Num restaurante entra um casal. Depois de se sentarem, a primeira coisa que fazem é colocar os smartphones em cima da mesa.
É um gesto comum a uma boa parte de nós nas mais diversas situações, mas é um gesto que está a drenar do nosso cérebro a sua capacidade para a atenção e são pouco os que se dão conta disso ou, talvez, menos ainda os que acreditam em tal coisa.
Adrian Ward e colegas da Universidade de Austin no Texas (EUA) também duvidaram e decidiram realizar um estudo (1) para avaliar esse efeito e a conclusão foi: a mera presença dos smartphones diminui a capacidade cognitiva que temos disponível.
Ward e os colegas fizeram duas experiências. Numa das experiências pediram às pessoas que colocassem os seus smartphones:
- ao lado e à vista;
- próximo, mas fora de vista (por exemplo, dentro do bolso);
- fora de vista com o telemóvel numa outra sala.
Depois de terem pedido para realizar duas tarefas destinadas a medir a capacidade cognitiva, os resultados mostraram que a mera presença do smartphone, mesmo que não o usem, é suficiente para afetar essa capacidade.
Na segunda experiência, os investigadores quiseram juntar à capacidade cognitiva, a capacidade de manter a atenção mediante a dependência que as pessoas tinham do seu smartphone. Nesta experiência não encontraram qualquer relação.
A conclusão é a de que a mera presença do telemóvel afeta a nossa capacidade cognitiva, drenando o nosso cérebro.
Porém, a experiência do autor britânico Andrew Sullivan mostra como o efeito pode ir mais longe.

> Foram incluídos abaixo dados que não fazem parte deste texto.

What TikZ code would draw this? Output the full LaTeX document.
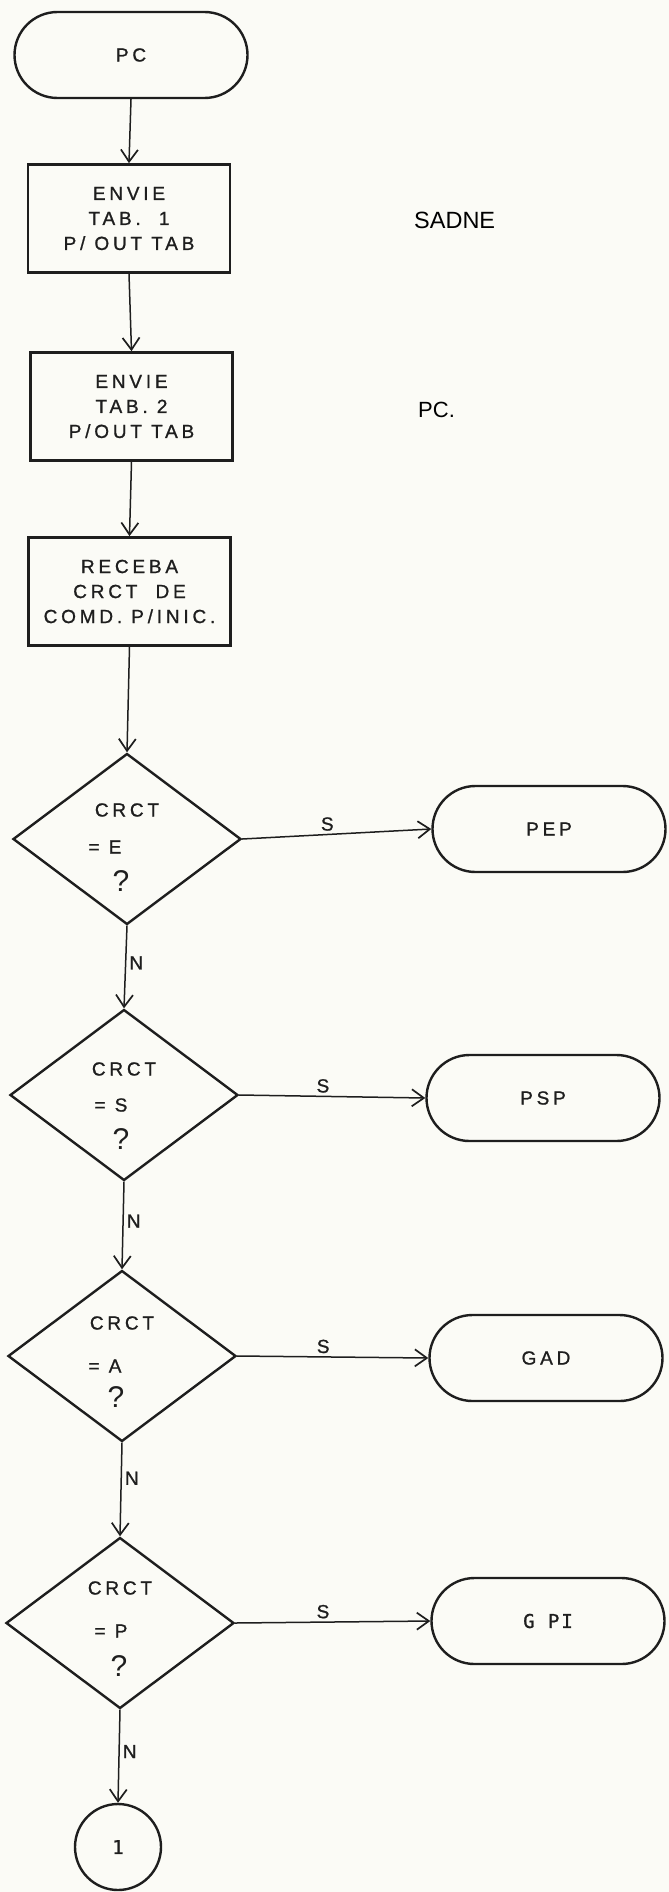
\documentclass[tikz,border=0pt]{standalone}
\usepackage{fontspec}
\setmainfont{Liberation Sans}
\newfontfamily\lettering[LetterSpace=20,FakeBold=1]{Liberation Sans}
\newfontfamily\headfont{Liberation Sans}
\newfontfamily\typed[LetterSpace=10,FakeBold=1]{DejaVu Sans Mono}
\usetikzlibrary{shapes.geometric,arrows.meta}

\definecolor{paper}{RGB}{251,251,246}
\definecolor{ink}{RGB}{30,30,30}

\tikzset{
  term/.style={draw=ink, line width=2.4pt, rounded corners=43pt,
    minimum width=233pt, minimum height=86pt, inner sep=0pt,
    text=ink, font=\lettering\fontsize{19}{22}\selectfont},
  procbox/.style={draw=ink, line width=2.7pt, minimum width=202pt,
    minimum height=108pt, inner sep=0pt, align=center, text=ink,
    font=\lettering\fontsize{19}{25}\selectfont},
  decision/.style={diamond, draw=ink, line width=2.4pt,
    minimum width=228pt, minimum height=171pt, inner sep=0pt},
  connector/.style={circle, draw=ink, line width=2.4pt,
    minimum size=86pt, inner sep=0pt, text=ink,
    font=\typed\fontsize{19}{22}\selectfont},
  flow/.style={draw=ink, line width=1.5pt,
    -{Straight Barb[length=12pt,width=17pt,line width=1.7pt]}},
  lab/.style={text=ink, inner sep=3pt,
    font=\lettering\fontsize{19}{22}\selectfont},
  qmark/.style={text=ink, inner sep=0pt,
    font=\headfont\fontsize{30}{32}\selectfont},
  side/.style={anchor=west, text=black, inner sep=0pt}
}

\begin{document}
\begin{tikzpicture}[x=1pt,y=-1pt]
  \useasboundingbox (0,0) rectangle (669,1892);
  \fill[paper] (0,0) rectangle (669,1892);

  % main column
  \node[term] (pc) at (131,55) {PC};
  \node[procbox] (b1) at (129,218.5) {ENVIE\\TAB.\ \ 1\\P/ OUT TAB};
  \node[procbox] (b2) at (131.5,406.5) {ENVIE\\TAB. 2\\P/OUT TAB};
  \node[procbox] (b3) at (129.5,591.5) {RECEBA\\CRCT\ \ DE\\COMD. P/INIC.};

  \node[decision] (d1) at (127,839) {};
  \node[decision] (d2) at (124,1095) {};
  \node[decision] (d3) at (122,1356) {};
  \node[decision] (d4) at (120,1623) {};
  \node[connector] (c1) at (118,1847) {1};

  % text inside the decisions
  \node[lab] (d1a) at ([yshift=29pt]d1.center) {CRCT};
  \node[lab] (d1b) at ([xshift=-22pt,yshift=-8pt]d1.center) {= E};
  \node[qmark] (d1c) at ([xshift=-6pt,yshift=-42pt]d1.center) {?};

  \node[lab] (d2a) at ([yshift=26pt]d2.center) {CRCT};
  \node[lab] (d2b) at ([xshift=-13pt,yshift=-10pt]d2.center) {= S};
  \node[qmark] (d2c) at ([xshift=-3pt,yshift=-44pt]d2.center) {?};

  \node[lab] (d3a) at ([yshift=33pt]d3.center) {CRCT};
  \node[lab] (d3b) at ([xshift=-17pt,yshift=-10pt]d3.center) {= A};
  \node[qmark] (d3c) at ([xshift=-6pt,yshift=-41pt]d3.center) {?};

  \node[lab] (d4a) at ([yshift=35pt]d4.center) {CRCT};
  \node[lab] (d4b) at ([xshift=-9pt,yshift=-8pt]d4.center) {= P};
  \node[qmark] (d4c) at ([xshift=-1pt,yshift=-43pt]d4.center) {?};

  % right column
  \node[term] (pep) at (549,829) {PEP};
  \node[term] (psp) at (543,1098) {PSP};
  \node[term] (gad) at (546,1358) {GAD};
  \node[term] (gpi) at (548,1621) {\typed G PI};

  % side notes
  \node[side, font=\headfont\fontsize{23.5}{26}\selectfont] (sadne) at (414,220) {SADNE};
  \node[side, font=\headfont\fontsize{22}{24}\selectfont] (pcdot) at (418,410) {PC.};

  % flow
  \draw[flow] (pc.south) -- (b1.north);
  \draw[flow] (b1.south) -- (b2.north);
  \draw[flow] (b2.south) -- (b3.north);
  \draw[flow] (b3.south) -- (d1.north);
  \draw[flow] (d1.south) -- node[lab, right, pos=0.45] {N} (d2.north);
  \draw[flow] (d2.south) -- node[lab, right, pos=0.45] {N} (d3.north);
  \draw[flow] (d3.south) -- node[lab, right, pos=0.38] {N} (d4.north);
  \draw[flow] (d4.south) -- node[lab, right, pos=0.45] {N} (c1.north);

  \draw[flow] (d1.east) -- node[lab, above, pos=0.45] {S} (pep.west);
  \draw[flow] (d2.east) -- node[lab, above, pos=0.45] {S} (psp.west);
  \draw[flow] (d3.east) -- node[lab, above, pos=0.45] {S} (gad.west);
  \draw[flow] (d4.east) -- node[lab, above, pos=0.45] {S} (gpi.west);
\end{tikzpicture}
\end{document}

Durante um período de intensa interação online através do seu blog, Andrew Sullivan entrou num ritmo alucinante para se re-inventar como escritor na era da internet, sem conseguir re-inventar-se como ser humano nas mais simples coisas:
Eu tentei ler livros, mas essa capacidade começava agora a eludir-me. Depois de duas páginas, os meus dedos contraíam-se como fazem com um teclado. (…) Mas ao longo do tempo neste penetrante mundo virtual, o clamor online crescia e ensurdecia. Apesar de gastar horas todos os dias, sozinho e silencioso, agarrado ao portátil, sentia como se estivesse no meio da cacofonia de uma multidão de palavras e imagens, sons e ideias, emoções e tiradas – um túnel de vento de ruído mortificante e ensurdecedor. Tanto daquilo era irresistível, tal como compreendia. Tanto daquilo era irreversível, tal como sabia. Mas eu comecei a temer que este novo modo de viver estava, de facto, a tornar-se num modo de não-viver.
As experiências de Ward e o testemunho de Sullivan fazem-me pensar nas pessoas que numa missa ou momento de oração, regularmente puxam do seu telemóvel, não para usarem uma App com a Liturgia do dia, mas WhatsApp e afins.

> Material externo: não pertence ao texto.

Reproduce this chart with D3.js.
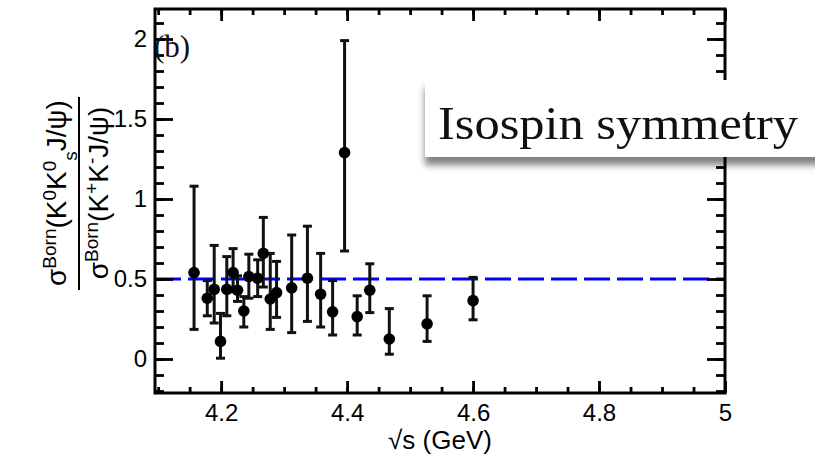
<!DOCTYPE html>
<html>
<head>
<meta charset="utf-8">
<script src="https://cdn.jsdelivr.net/npm/d3@7"></script>
<style>
  body { margin: 0; background: #fff; }
  text { font-family: "Liberation Sans", Arial, sans-serif; }
</style>
</head>
<body>
<div id="chart"></div>
<script>
// data: sqrt(s) in GeV, ratio and error bar ends
const energies = [4.157, 4.178, 4.189, 4.199, 4.209, 4.219, 4.226, 4.236, 4.244, 4.258, 4.267, 4.278,
                  4.288, 4.312, 4.337, 4.358, 4.377, 4.396, 4.416, 4.436, 4.467, 4.527, 4.600];
const ratios   = [0.54, 0.38, 0.435, 0.11, 0.435, 0.54, 0.43, 0.30, 0.515, 0.505, 0.66, 0.375,
                  0.415, 0.445, 0.505, 0.405, 0.295, 1.29, 0.265, 0.43, 0.125, 0.22, 0.365];
const errLow   = [0.185, 0.27, 0.225, 0.005, 0.27, 0.42, 0.36, 0.20, 0.38, 0.39, 0.45, 0.185,
                  0.26, 0.165, 0.235, 0.20, 0.15, 0.675, 0.15, 0.29, 0.03, 0.11, 0.245];
const errHigh  = [1.08, 0.49, 0.71, 0.285, 0.64, 0.69, 0.52, 0.39, 0.655, 0.62, 0.885, 0.66,
                  0.61, 0.775, 0.83, 0.66, 0.49, 1.99, 0.395, 0.595, 0.315, 0.395, 0.51];
const refLevel = 0.5;

const xMajor = [4.2, 4.4, 4.6, 4.8, 5.0];
const xMajorLabels = ["4.2", "4.4", "4.6", "4.8", "5"];
const yMajor = [0, 0.5, 1, 1.5, 2];
const yMajorLabels = ["0", "0.5", "1", "1.5", "2"];

const W = 815, H = 455;
const frame = {left: 155, right: 725, top: 9, bottom: 393};

const x = d3.scaleLinear().domain([4.095, 5.0]).range([frame.left, frame.right]);
const y = d3.scaleLinear().domain([-0.2125, 2.1875]).range([frame.bottom, frame.top]);

const xMinor = d3.range(4.1, 5.0001, 0.05).map(v => +v.toFixed(2));
const yMinor = d3.range(-0.2, 2.1501, 0.1).map(v => +v.toFixed(1));

const svg = d3.select("#chart").append("svg")
    .attr("width", W).attr("height", H);

const defs = svg.append("defs");
const shadow = defs.append("filter").attr("id", "shadow")
    .attr("x", "-10%").attr("y", "-20%").attr("width", "120%").attr("height", "170%");
shadow.append("feDropShadow")
    .attr("dx", 0).attr("dy", 8).attr("stdDeviation", 3.5)
    .attr("flood-color", "#000").attr("flood-opacity", 0.5);

// reference line at 0.5
svg.append("line")
    .attr("x1", frame.left).attr("x2", frame.right)
    .attr("y1", y(refLevel)).attr("y2", y(refLevel))
    .attr("stroke", "#0000ff").attr("stroke-width", 3)
    .attr("stroke-dasharray", "26,7");

// axes, ticks pointing inward
function styleAxis(g) {
    g.select(".domain").remove();
    g.selectAll(".tick line").attr("stroke", "#000").attr("stroke-width", 2.8);
}
const noLabel = () => "";

svg.append("g").attr("transform", `translate(${frame.left},0)`)
    .call(d3.axisLeft(y).tickValues(yMinor).tickSize(-9).tickFormat(noLabel)).call(styleAxis);
svg.append("g").attr("transform", `translate(${frame.left},0)`)
    .call(d3.axisLeft(y).tickValues(yMajor).tickSize(-18).tickPadding(8)
        .tickFormat((d, i) => yMajorLabels[i]))
    .call(styleAxis)
    .selectAll("text").style("font-size", "24px").attr("fill", "#000");

svg.append("g").attr("transform", `translate(${frame.right},0)`)
    .call(d3.axisRight(y).tickValues(yMinor).tickSize(-9).tickFormat(noLabel)).call(styleAxis);
svg.append("g").attr("transform", `translate(${frame.right},0)`)
    .call(d3.axisRight(y).tickValues(yMajor).tickSize(-18).tickFormat(noLabel)).call(styleAxis);

svg.append("g").attr("transform", `translate(0,${frame.bottom})`)
    .call(d3.axisBottom(x).tickValues(xMinor).tickSize(-6).tickFormat(noLabel)).call(styleAxis);
svg.append("g").attr("transform", `translate(0,${frame.bottom})`)
    .call(d3.axisBottom(x).tickValues(xMajor).tickSize(-12).tickPadding(11)
        .tickFormat((d, i) => xMajorLabels[i]))
    .call(styleAxis)
    .selectAll("text").style("font-size", "24px").attr("fill", "#000");

svg.append("g").attr("transform", `translate(0,${frame.top})`)
    .call(d3.axisTop(x).tickValues(xMinor).tickSize(-6).tickFormat(noLabel)).call(styleAxis);
svg.append("g").attr("transform", `translate(0,${frame.top})`)
    .call(d3.axisTop(x).tickValues(xMajor).tickSize(-12).tickFormat(noLabel)).call(styleAxis);

// frame
svg.append("rect")
    .attr("x", frame.left).attr("y", frame.top)
    .attr("width", frame.right - frame.left).attr("height", frame.bottom - frame.top)
    .attr("fill", "none").attr("stroke", "#000").attr("stroke-width", 3);

// error bars + points
const pts = energies.map((e, i) => ({e, r: ratios[i], lo: errLow[i], hi: errHigh[i]}));
const bars = svg.append("g").attr("stroke", "#111").attr("stroke-width", 3);
bars.selectAll(".v").data(pts).enter().append("line")
    .attr("x1", d => x(d.e)).attr("x2", d => x(d.e))
    .attr("y1", d => y(d.lo)).attr("y2", d => y(d.hi));
bars.selectAll(".capHi").data(pts).enter().append("line")
    .attr("x1", d => x(d.e) - 4.5).attr("x2", d => x(d.e) + 4.5)
    .attr("y1", d => y(d.hi)).attr("y2", d => y(d.hi));
bars.selectAll(".capLo").data(pts).enter().append("line")
    .attr("x1", d => x(d.e) - 4.5).attr("x2", d => x(d.e) + 4.5)
    .attr("y1", d => y(d.lo)).attr("y2", d => y(d.lo));
svg.append("g").selectAll("circle").data(pts).enter().append("circle")
    .attr("cx", d => x(d.e)).attr("cy", d => y(d.r))
    .attr("r", 5.8).attr("fill", "#000");

// panel tag
svg.append("text")
    .attr("x", 154).attr("y", 57)
    .style("font-family", "'Liberation Serif', 'Times New Roman', serif")
    .style("font-size", "31px").attr("fill", "#111")
    .text("(b)");

// x title
svg.append("text")
    .attr("x", 440).attr("y", 449)
    .attr("text-anchor", "middle")
    .style("font-size", "26px")
    .text("\u221As (GeV)");

// y title as a stacked fraction
function ratioPart(g, xBase, parts) {
    const t = g.append("text")
        .attr("transform", `translate(${xBase},193) rotate(-90)`)
        .attr("text-anchor", "middle")
        .style("font-size", "28px");
    parts.forEach(p => {
        const s = t.append("tspan").text(p[0]);
        if (p[1] === "sup") s.attr("baseline-shift", "super").style("font-size", "19px");
        if (p[1] === "sub") s.attr("baseline-shift", "sub").style("font-size", "19px");
    });
    return t;
}
const yt = svg.append("g");
ratioPart(yt, 66, [["\u03C3"], ["Born", "sup"], ["(K"], ["0", "sup"], ["K"], ["0", "sup"], ["s", "sub"], ["J/\u03C8)"]]);
ratioPart(yt, 108, [["\u03C3"], ["Born", "sup"], ["(K"], ["+", "sup"], ["K"], ["-", "sup"], ["J/\u03C8)"]]);
yt.append("line")
    .attr("x1", 79).attr("x2", 79).attr("y1", 97).attr("y2", 290)
    .attr("stroke", "#000").attr("stroke-width", 2);

// overlay label box
svg.append("rect")
    .attr("x", 425).attr("y", 80).attr("width", 400).attr("height", 77)
    .attr("fill", "#fff").attr("filter", "url(#shadow)");
svg.append("text")
    .attr("x", 438).attr("y", 139)
    .style("font-family", "'Liberation Serif', 'Times New Roman', serif")
    .style("font-size", "46px").attr("fill", "#111")
    .attr("textLength", 360).attr("lengthAdjust", "spacingAndGlyphs")
    .text("Isospin symmetry");
</script>
</body>
</html>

A tecnologia afeta profundamente a nossa visão do mundo, mas pela elevada interação com as coisas mais simples do nosso quotidiano, afeta mais ainda o nosso estar no mundo.
Ser cristão implica estar no mundo sem ser do mundo (Jo 15, 19), mas o uso recorrente dos smartphones nos momentos dedicados ao aprofundamento da nossa união com Deus pode começar a afetar a nossa capacidade cognitiva de estar no mundo e ler o sinais que Deus nos dá a todo o momento. Distraímo-nos com a virtualidade presente nas nossas mãos e até estamos bem com isso. E, sem nos darmos conta, aquele momento que podia ser transformativo começa a fazer parte de uma lista de tarefas cumpridas, mas pouco vividas.
Como dizia Sullivan, a tecnologia de comunicação que temos nas nossas mãos é irresistível e irreversível, pelo que muitos a têm usado com fins nobres pensando que isso significa modernizar a vida espiritual.
Quando vejo os meus estudantes encostados às paredes dos corredores à espera que chegue para dar aula, imersos no pequeno ecrã e alienados do raro canto dos pássaros ou perdendo a oportunidade de ler um livro, questiono: é à ininterrupta comunicação digital que queremos reduzir a vida moderna?
Deus fala ao coração, que não se restringe ao órgão que bombeia o sangue pelo corpo, ou às emoções que se expressam na alteração do seu palpitar. O coração envolve todo o nosso ser que é corpo-mente-espírito. Não é por acaso que “mente” aparece como a palavra no meio. A “mente” é a mediadora entre o corpo e o espírito garantindo a sua unidade indivisível.
Se uma certa tecnologia afeta a nossa mente, o que podemos esperar da evolução da nossa vida espiritual?